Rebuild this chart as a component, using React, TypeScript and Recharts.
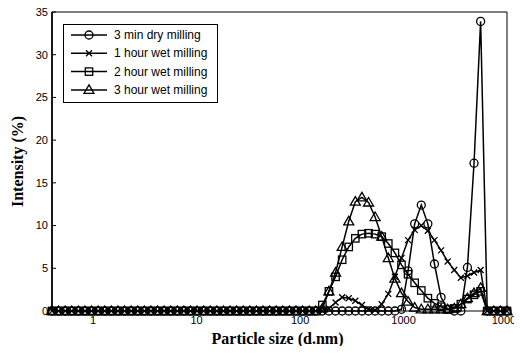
import React from 'react';
import { LineChart, Line, XAxis, YAxis, Legend, Label } from 'recharts';

// Malvern size classes (d.nm)
const sizes = [
  0.4, 0.4632, 0.5365, 0.6213, 0.7195, 0.8332, 0.9649, 1.117, 1.294, 1.499,
  1.736, 2.01, 2.328, 2.696, 3.122, 3.615, 4.187, 4.849, 5.615, 6.503,
  7.531, 8.721, 10.1, 11.7, 13.54, 15.69, 18.17, 21.04, 24.36, 28.21,
  32.67, 37.84, 43.82, 50.75, 58.77, 68.06, 78.82, 91.28, 105.7, 122.4,
  141.8, 164.2, 190.1, 220.2, 255.0, 295.3, 342.0, 396.1, 458.7, 531.2,
  615.1, 712.4, 825.0, 955.4, 1106, 1281, 1484, 1718, 1990, 2305,
  2669, 3091, 3580, 4145, 4801, 5560, 6439, 7456, 8635, 10000,
];

const dry3min = [
  0, 0, 0, 0, 0, 0, 0, 0, 0, 0,
  0, 0, 0, 0, 0, 0, 0, 0, 0, 0,
  0, 0, 0, 0, 0, 0, 0, 0, 0, 0,
  0, 0, 0, 0, 0, 0, 0, 0, 0, 0,
  0, 0, 0, 0, 0, 0, 0, 0, 0, 0,
  0, 0, 0, 0.2, 4.7, 10.2, 12.4, 10.2, 5.5, 1.6,
  0.2, 0, 0, 5.1, 17.3, 33.9, 0, 0, 0, 0,
];

const wet1h = [
  0, 0, 0, 0, 0, 0, 0, 0, 0, 0,
  0, 0, 0, 0, 0, 0, 0, 0, 0, 0,
  0, 0, 0, 0, 0, 0, 0, 0, 0, 0,
  0, 0, 0, 0, 0, 0, 0, 0, 0, 0,
  0, 0, 0.3, 1.0, 1.6, 1.5, 1.2, 0.7, 0.2, 0.1,
  0.8, 2.0, 4.0, 6.2, 8.3, 9.5, 10.0, 9.4, 8.3, 7.1,
  5.8, 4.8, 3.9, 4.1, 4.5, 4.8, 0, 0, 0, 0,
];

const wet2h = [
  0, 0, 0, 0, 0, 0, 0, 0, 0, 0,
  0, 0, 0, 0, 0, 0, 0, 0, 0, 0,
  0, 0, 0, 0, 0, 0, 0, 0, 0, 0,
  0, 0, 0, 0, 0, 0, 0, 0, 0, 0,
  0, 0.7, 2.3, 4.0, 6.0, 7.5, 8.5, 9.0, 9.1, 9.0,
  8.7, 7.9, 6.8, 5.4, 4.3, 3.3, 2.4, 1.5, 0.9, 0.5,
  0.2, 0.3, 0.8, 1.4, 1.9, 2.3, 0, 0, 0, 0,
];

const wet3h = [
  0, 0, 0, 0, 0, 0, 0, 0, 0, 0,
  0, 0, 0, 0, 0, 0, 0, 0, 0, 0,
  0, 0, 0, 0, 0, 0, 0, 0, 0, 0,
  0, 0, 0, 0, 0, 0, 0, 0, 0, 0,
  0, 0.3, 2.3, 4.5, 7.5, 10.5, 12.8, 13.3, 12.7, 11.0,
  8.7, 6.2, 3.8, 2.1, 1.1, 0.4, 0.2, 0.2, 0.2, 0.2,
  0.2, 0.3, 0.8, 1.5, 2.1, 2.7, 0, 0, 0, 0,
];

const xTicks = [1, 10, 100, 1000, 10000];
const xMinorTicks = [
  0.5, 0.6, 0.7, 0.8, 0.9,
  2, 3, 4, 5, 6, 7, 8, 9,
  20, 30, 40, 50, 60, 70, 80, 90,
  200, 300, 400, 500, 600, 700, 800, 900,
  2000, 3000, 4000, 5000, 6000, 7000, 8000, 9000,
];
const yTicks = [0, 5, 10, 15, 20, 25, 30, 35];

const series = [
  { key: 'dry3min', name: '3 min dry milling', shape: 'circle' },
  { key: 'wet1h', name: '1 hour wet milling', shape: 'x' },
  { key: 'wet2h', name: '2 hour wet milling', shape: 'square' },
  { key: 'wet3h', name: '3 hour wet milling', shape: 'triangle' },
];

const data = sizes.map((s, i) => ({
  size: s,
  dry3min: dry3min[i],
  wet1h: wet1h[i],
  wet2h: wet2h[i],
  wet3h: wet3h[i],
}));

const SANS = 'Liberation Sans, Arial, sans-serif';
const SERIF = 'Liberation Serif, Times New Roman, serif';

function Marker({ shape, cx, cy }: { shape: string; cx: number; cy: number }) {
  const s = { fill: 'none', stroke: '#000', strokeWidth: 1.3 };
  if (shape === 'circle') return <circle cx={cx} cy={cy} r={4} {...s} />;
  if (shape === 'x')
    return (
      <path
        d={`M${cx - 3},${cy - 3}L${cx + 3},${cy + 3}M${cx - 3},${cy + 3}L${cx + 3},${cy - 3}`}
        {...s}
      />
    );
  if (shape === 'square')
    return <rect x={cx - 3.7} y={cy - 3.7} width={7.4} height={7.4} {...s} />;
  return <path d={`M${cx},${cy - 5}L${cx + 5},${cy + 3.5}L${cx - 5},${cy + 3.5}Z`} {...s} />;
}

const renderLegend = () => (
  <svg width={155} height={79} style={{ display: 'block' }}>
    <rect x={0.5} y={0.5} width={154} height={78} fill="#fff" stroke="#000" strokeWidth={1} />
    {series.map((s, i) => {
      const y = 11 + i * 18.3;
      return (
        <g key={s.key}>
          <line x1={8} x2={44} y1={y} y2={y} stroke="#000" strokeWidth={1.5} />
          <Marker shape={s.shape} cx={26} cy={y} />
          <text x={51} y={y} dominantBaseline="central" fontSize={12} fontFamily={SANS} fill="#000">
            {s.name}
          </text>
        </g>
      );
    })}
  </svg>
);

export default function App() {
  return (
    <div style={{ margin: -8 }}>
      <LineChart
        width={522}
        height={354}
        data={data}
        margin={{ top: 10, right: 14, bottom: 13, left: 12 }}
      >
        <XAxis
          xAxisId="b"
          dataKey="size"
          type="number"
          scale="log"
          domain={[0.4, 10000]}
          ticks={xTicks}
          interval={0}
          height={30}
          tickSize={-4}
          tickMargin={9}
          axisLine={{ stroke: '#000' }}
          tickLine={{ stroke: '#000' }}
          tick={{ fill: '#000', fontSize: 11, fontFamily: SANS }}
        >
          <Label
            content={(props: any) => {
              const vb = props.viewBox || { x: 52, y: 311, width: 455, height: 30 };
              return (
                <text
                  x={vb.x + vb.width / 2 - 2}
                  y={vb.y + 33}
                  textAnchor="middle"
                  fontSize={16}
                  fontWeight="bold"
                  fontFamily={SERIF}
                  fill="#000"
                >
                  Particle size (d.nm)
                </text>
              );
            }}
          />
        </XAxis>
        <XAxis
          xAxisId="t"
          dataKey="size"
          orientation="top"
          type="number"
          scale="log"
          domain={[0.4, 10000]}
          ticks={xTicks}
          interval={0}
          height={1}
          tickSize={-4}
          tick={false}
          axisLine={{ stroke: '#000' }}
          tickLine={{ stroke: '#000' }}
        />
        <XAxis
          xAxisId="tm"
          dataKey="size"
          orientation="top"
          type="number"
          scale="log"
          domain={[0.4, 10000]}
          ticks={xMinorTicks}
          interval={0}
          height={1}
          tickSize={-3}
          tick={false}
          axisLine={false}
          tickLine={{ stroke: '#000' }}
        />
        <YAxis
          yAxisId="l"
          type="number"
          domain={[0, 35]}
          ticks={yTicks}
          interval={0}
          width={40}
          tickSize={-4}
          tickMargin={8}
          axisLine={{ stroke: '#000', strokeWidth: 1.8 }}
          tickLine={{ stroke: '#000' }}
          tick={{ fill: '#000', fontSize: 11, fontFamily: SANS }}
        >
          <Label
            content={(props: any) => {
              const vb = props.viewBox || { x: 12, y: 12, width: 40, height: 299 };
              const cx = vb.x + vb.width - 35;
              const cy = vb.y + vb.height / 2;
              return (
                <text
                  x={cx}
                  y={cy}
                  transform={`rotate(-90, ${cx}, ${cy})`}
                  textAnchor="middle"
                  dominantBaseline="central"
                  fontSize={16}
                  fontWeight="bold"
                  fontFamily={SERIF}
                  fill="#000"
                >
                  Intensity (%)
                </text>
              );
            }}
          />
        </YAxis>
        <YAxis
          yAxisId="r"
          orientation="right"
          type="number"
          domain={[0, 35]}
          ticks={yTicks}
          interval={0}
          width={1}
          tickSize={-4}
          tick={false}
          axisLine={{ stroke: '#000' }}
          tickLine={{ stroke: '#000' }}
        />
        <Legend
          layout="vertical"
          align="center"
          verticalAlign="middle"
          content={renderLegend}
          wrapperStyle={{ left: 63, top: 24, width: 155, height: 79 }}
        />
        {series.map((s) => (
          <Line
            key={s.key}
            xAxisId="b"
            yAxisId="l"
            type="linear"
            dataKey={s.key}
            name={s.name}
            stroke="#000"
            strokeWidth={1.5}
            isAnimationActive={false}
            activeDot={false}
            dot={(p: any) => <Marker key={`${s.key}-${p.index}`} shape={s.shape} cx={p.cx} cy={p.cy} />}
          />
        ))}
      </LineChart>
    </div>
  );
}
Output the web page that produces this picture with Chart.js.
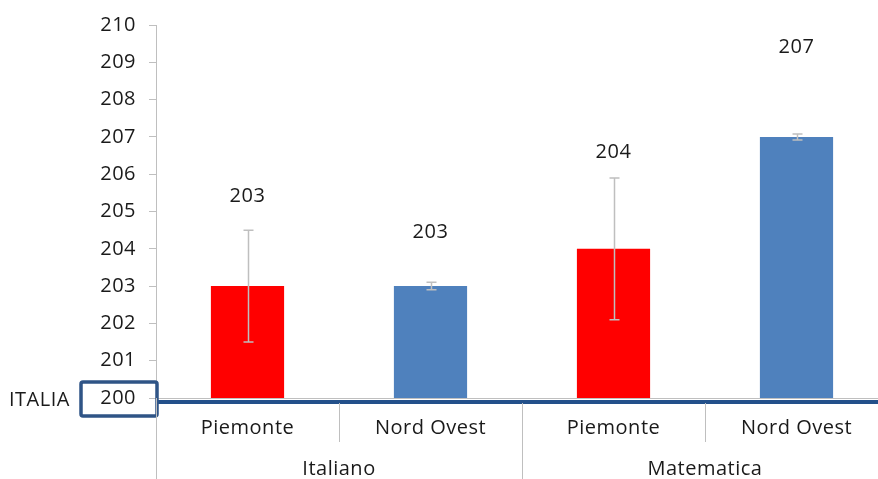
<!DOCTYPE html>
<html>
<head>
    <title>Italia 200</title>
    <style>
        html, body { margin: 0; padding: 0; background: #fff; overflow: hidden; }
        #wrap { width: 888px; height: 479px; }
    </style>
    <script src="https://cdn.jsdelivr.net/npm/chart.js@4"></script>
</head>
<body>
    <div id="wrap">
        <canvas id="chart" width="888" height="479"></canvas>
    </div>
    <script>
        // data
        const categories = ['Piemonte', 'Nord Ovest', 'Piemonte', 'Nord Ovest'];
        const groups = ['Italiano', 'Matematica'];
        const scores = [203, 203, 204, 207];
        const errors = [1.5, 0.1, 1.9, 0.08];
        const labelAt = [205.4, 204.45, 206.6, 209.4];   // where the value labels sit (in score units)
        const barColors = ['#FF0000', '#4F81BD', '#FF0000', '#4F81BD'];
        const yMin = 200, yMax = 210;

        const FAMILY = '"Open Sans", sans-serif';
        const FONT = '20px ' + FAMILY;
        const TEXT = '#1a1a1a';
        const SPACING = '0.5px';

        const extras = {
            id: 'extras',
            beforeDraw(chart) {
                chart.ctx.letterSpacing = SPACING;
            },
            afterDatasetsDraw(chart) {
                const { ctx, chartArea, scales: { x, y } } = chart;
                ctx.save();
                ctx.letterSpacing = SPACING;

                // error bars
                ctx.strokeStyle = '#BFBFBF';
                ctx.lineWidth = 1.5;
                scores.forEach((v, i) => {
                    const px = Math.round(x.getPixelForValue(i)) + 0.5;
                    const top = y.getPixelForValue(v + errors[i]);
                    const bot = y.getPixelForValue(v - errors[i]);
                    ctx.beginPath();
                    ctx.moveTo(px, top); ctx.lineTo(px, bot);
                    ctx.moveTo(px - 5, top); ctx.lineTo(px + 5, top);
                    ctx.moveTo(px - 5, bot); ctx.lineTo(px + 5, bot);
                    ctx.stroke();
                });

                // value labels
                ctx.fillStyle = TEXT;
                ctx.font = FONT;
                ctx.textAlign = 'center';
                ctx.textBaseline = 'middle';
                scores.forEach((v, i) => {
                    ctx.fillText(String(v), x.getPixelForValue(i), y.getPixelForValue(labelAt[i]));
                });

                const base = chartArea.bottom;

                // grey base line and the thick ITALIA line
                ctx.strokeStyle = '#BFBFBF';
                ctx.lineWidth = 1;
                ctx.beginPath();
                ctx.moveTo(chartArea.left, base + 0.5); ctx.lineTo(chartArea.right, base + 0.5);
                ctx.stroke();

                ctx.strokeStyle = '#23508A';
                ctx.lineWidth = 4;
                ctx.beginPath();
                ctx.moveTo(chartArea.left, base + 4); ctx.lineTo(chartArea.right, base + 4);
                ctx.stroke();

                // box round the 200 tick
                ctx.strokeStyle = '#2F5486';
                ctx.lineWidth = 3.5;
                ctx.beginPath();
                ctx.roundRect(81, base - 16, 76, 34, 2);
                ctx.stroke();

                ctx.fillStyle = TEXT;
                ctx.font = FONT;
                ctx.textAlign = 'left';
                ctx.textBaseline = 'middle';
                ctx.fillText('ITALIA', 9, base + 2);

                // category axis lines
                ctx.strokeStyle = '#BFBFBF';
                ctx.lineWidth = 1;
                ctx.beginPath();
                ctx.moveTo(chartArea.left + 0.5, base); ctx.lineTo(chartArea.left + 0.5, 479);
                for (let i = 1; i < categories.length; i++) {
                    const bx = Math.round((x.getPixelForValue(i - 1) + x.getPixelForValue(i)) / 2) + 0.5;
                    const end = (i % 2 === 0) ? 479 : base + 44;
                    ctx.moveTo(bx, base + 5); ctx.lineTo(bx, end);
                }
                ctx.stroke();

                // category and group labels
                ctx.fillStyle = TEXT;
                ctx.font = FONT;
                ctx.textAlign = 'center';
                categories.forEach((c, i) => {
                    ctx.fillText(c, x.getPixelForValue(i), base + 30);
                });
                groups.forEach((g, gi) => {
                    const gx = (x.getPixelForValue(gi * 2) + x.getPixelForValue(gi * 2 + 1)) / 2;
                    ctx.fillText(g, gx, base + 71);
                });

                ctx.restore();
            }
        };

        new Chart(document.getElementById('chart'), {
            type: 'bar',
            data: {
                labels: categories,
                datasets: [{
                    data: scores,
                    backgroundColor: barColors,
                    borderWidth: 0,
                    categoryPercentage: 1,
                    barPercentage: 0.4
                }]
            },
            options: {
                responsive: false,
                animation: false,
                layout: { padding: { top: 24, bottom: 81, left: 0, right: 0 } },
                plugins: { legend: { display: false }, tooltip: { enabled: false } },
                scales: {
                    x: { display: false },
                    y: {
                        min: yMin,
                        max: yMax,
                        afterFit: s => { s.width = 156; },
                        ticks: {
                            stepSize: 1,
                            padding: 13,
                            color: TEXT,
                            font: { family: FAMILY, size: 20 }
                        },
                        grid: { drawOnChartArea: false, drawTicks: true, tickLength: 7, color: '#BFBFBF' },
                        border: { display: true, color: '#BFBFBF', width: 1 }
                    }
                }
            },
            plugins: [extras]
        });
    </script>
</body>
</html>
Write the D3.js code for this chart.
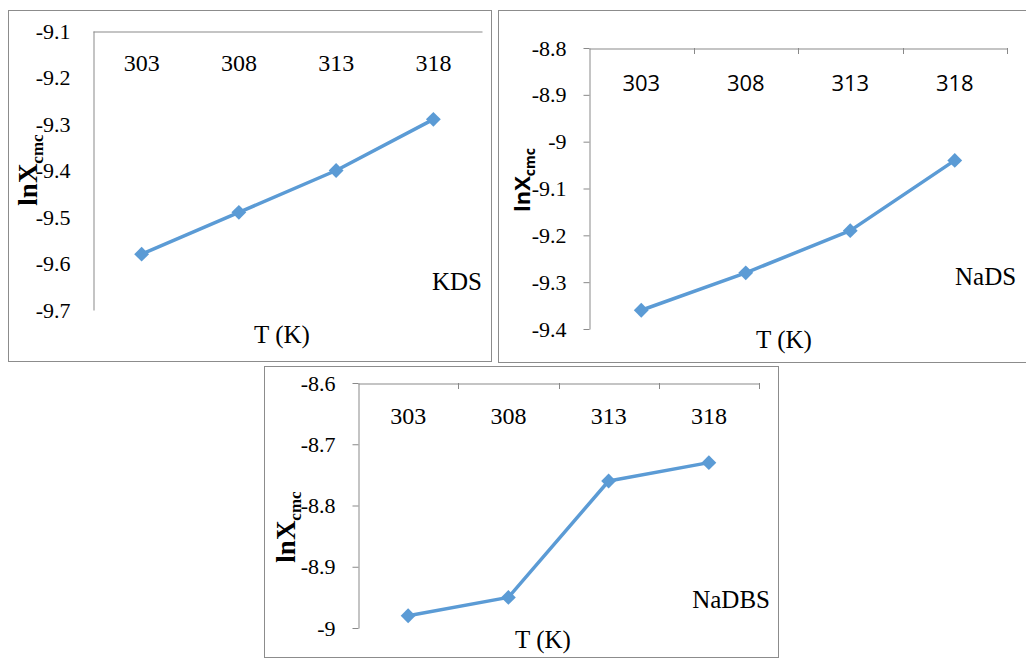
<!DOCTYPE html>
<html>
<head>
<meta charset="utf-8">
<script src="https://cdn.jsdelivr.net/npm/d3@7"></script>
</head>
<body style="margin:0;background:#fff">
<svg id="fig" width="1026" height="661" style="display:block"></svg>
<script>
// ---- data ----
const categories = ["303", "308", "313", "318"];
const kdsValues = [-9.58, -9.49, -9.40, -9.29];
const nadsValues = [-9.36, -9.28, -9.19, -9.04];
const nadbsValues = [-8.98, -8.95, -8.76, -8.73];
const kdsTicks = [-9.1, -9.2, -9.3, -9.4, -9.5, -9.6, -9.7];
const nadsTicks = [-8.8, -8.9, -9.0, -9.1, -9.2, -9.3, -9.4];
const nadbsTicks = [-8.6, -8.7, -8.8, -8.9, -9.0];
const xTitle = "T (K)";

const svg = d3.select("#fig");
svg.append("rect").attr("width", 1026).attr("height", 661).attr("fill", "#fff");

const SERIF = "Liberation Serif";
const SANS = "Open Sans";
const LINE = "#5B9BD5";
const AXIS = "#898989";

function setFont(sel, fam, size, weight) {
  sel.attr("font-family", fam).attr("font-size", size)
    .style("font-family", `"${fam}"`, "important")
    .style("font-size", size + "px", "important");
  if (weight) sel.attr("font-weight", weight).style("font-weight", weight, "important");
  return sel;
}

function panel(o) {
  const g = svg.append("g");
  g.append("rect")
    .attr("x", o.box[0] + 0.5).attr("y", o.box[1] + 0.5)
    .attr("width", o.box[2] - o.box[0]).attr("height", o.box[3] - o.box[1])
    .attr("fill", "none").attr("stroke", "#8c8c8c").attr("stroke-width", 1);

  const x = d3.scaleBand().domain(categories).range([o.left, o.right]).padding(0);
  const y = d3.scaleLinear().domain([d3.min(o.ticks), d3.max(o.ticks)]).range([o.bottom, o.top]);

  // y axis
  const yAxis = d3.axisLeft(y).tickValues(o.ticks)
    .tickSizeInner(o.tickLen).tickSizeOuter(0).tickPadding(o.yPad)
    .tickFormat(d => String(+d.toFixed(1)));
  const ga = g.append("g").attr("transform", `translate(${o.left + 0.5},0)`).call(yAxis);
  setFont(ga, SERIF, o.yFont);
  ga.select(".domain").attr("stroke", AXIS);
  ga.selectAll(".tick line").attr("stroke", AXIS);
  setFont(ga.selectAll(".tick text"), SERIF, o.yFont).attr("fill", "#000");

  // top x axis
  const xAxis = d3.axisTop(x).tickSize(0).tickSizeOuter(0).tickPadding(0);
  const gx = g.append("g").attr("transform", `translate(0,${o.top + 0.5})`).call(xAxis);
  setFont(gx, o.catFamily, o.catFont);
  gx.select(".domain").attr("stroke", AXIS);
  setFont(gx.selectAll(".tick text"), o.catFamily, o.catFont)
    .attr("fill", "#000").attr("dy", null).attr("y", o.catBaseline - o.top);
  if (o.tickLen > 0) {
    const bounds = categories.map(c => x(c) + x.bandwidth());
    g.selectAll(".xt").data(bounds).enter().append("line")
      .attr("x1", d => Math.round(d) + 0.5).attr("x2", d => Math.round(d) + 0.5)
      .attr("y1", o.top).attr("y2", o.top + o.tickLen)
      .attr("stroke", AXIS);
  }

  // line and markers
  const pts = categories.map((c, i) => [x(c) + x.bandwidth() / 2, y(o.values[i])]);
  g.append("path").attr("d", d3.line()(pts))
    .attr("fill", "none").attr("stroke", LINE).attr("stroke-width", 3.5).attr("stroke-linejoin", "round");
  const sym = d3.symbol(d3.symbolSquare, 110);
  g.selectAll(".m").data(pts).enter().append("path")
    .attr("d", sym)
    .attr("transform", d => `translate(${d[0]},${d[1]}) rotate(45)`)
    .attr("fill", LINE);

  // y title
  const yt = g.append("text")
    .attr("transform", `translate(${o.yTitle[0]},${o.yTitle[1]}) rotate(-90)`)
    .attr("text-anchor", "middle").attr("fill", "#000");
  setFont(yt, o.yTitleFamily, o.yTitleFont, "bold");
  yt.append("tspan").text("lnX");
  setFont(yt.append("tspan").attr("dy", o.subShift).text("cmc"), o.yTitleFamily, o.subFont, "bold");

  // x title
  setFont(g.append("text").attr("x", o.xTitle[0]).attr("y", o.xTitle[1])
    .attr("text-anchor", "middle").attr("fill", "#000").text(xTitle), SERIF, 25);

  // name
  setFont(g.append("text").attr("x", o.name[0]).attr("y", o.name[1])
    .attr("text-anchor", o.nameAnchor).attr("fill", "#000").text(o.label), SERIF, 25);
}

panel({
  box: [8, 10, 491, 361], left: 93, right: 482, top: 31, bottom: 310,
  ticks: kdsTicks, values: kdsValues, tickLen: 0, yPad: 23, yFont: 22,
  catFamily: SERIF, catFont: 24, catBaseline: 70,
  yTitle: [37, 170], yTitleFamily: SERIF, yTitleFont: 27, subFont: 17, subShift: 6,
  xTitle: [282, 343], name: [482, 290], nameAnchor: "end", label: "KDS"
});

panel({
  box: [498, 10, 1030, 362], left: 589, right: 1007, top: 48, bottom: 329,
  ticks: nadsTicks, values: nadsValues, tickLen: 6, yPad: 17, yFont: 22,
  catFamily: SANS, catFont: 22, catBaseline: 90,
  yTitle: [530, 180], yTitleFamily: SANS, yTitleFont: 22, subFont: 14, subShift: 5,
  xTitle: [784, 348], name: [955, 285], nameAnchor: "start", label: "NaDS"
});

panel({
  box: [264, 366, 778, 657], left: 358, right: 759, top: 383, bottom: 628,
  ticks: nadbsTicks, values: nadbsValues, tickLen: 6, yPad: 17, yFont: 22,
  catFamily: SERIF, catFont: 24, catBaseline: 423,
  yTitle: [295, 527], yTitleFamily: SERIF, yTitleFont: 27, subFont: 17, subShift: 6,
  xTitle: [543, 648], name: [770, 608], nameAnchor: "end", label: "NaDBS"
});
</script>
</body>
</html>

- - - -

Only the lines from the start of the material through the line containing "YAxis, Legend, Label" should be transcribed. Pictures stay out.

Rebuild this chart as a component, using React, TypeScript and Recharts.
import React from 'react';
import { LineChart, Line, XAxis, YAxis, Legend, Label } from 'recharts';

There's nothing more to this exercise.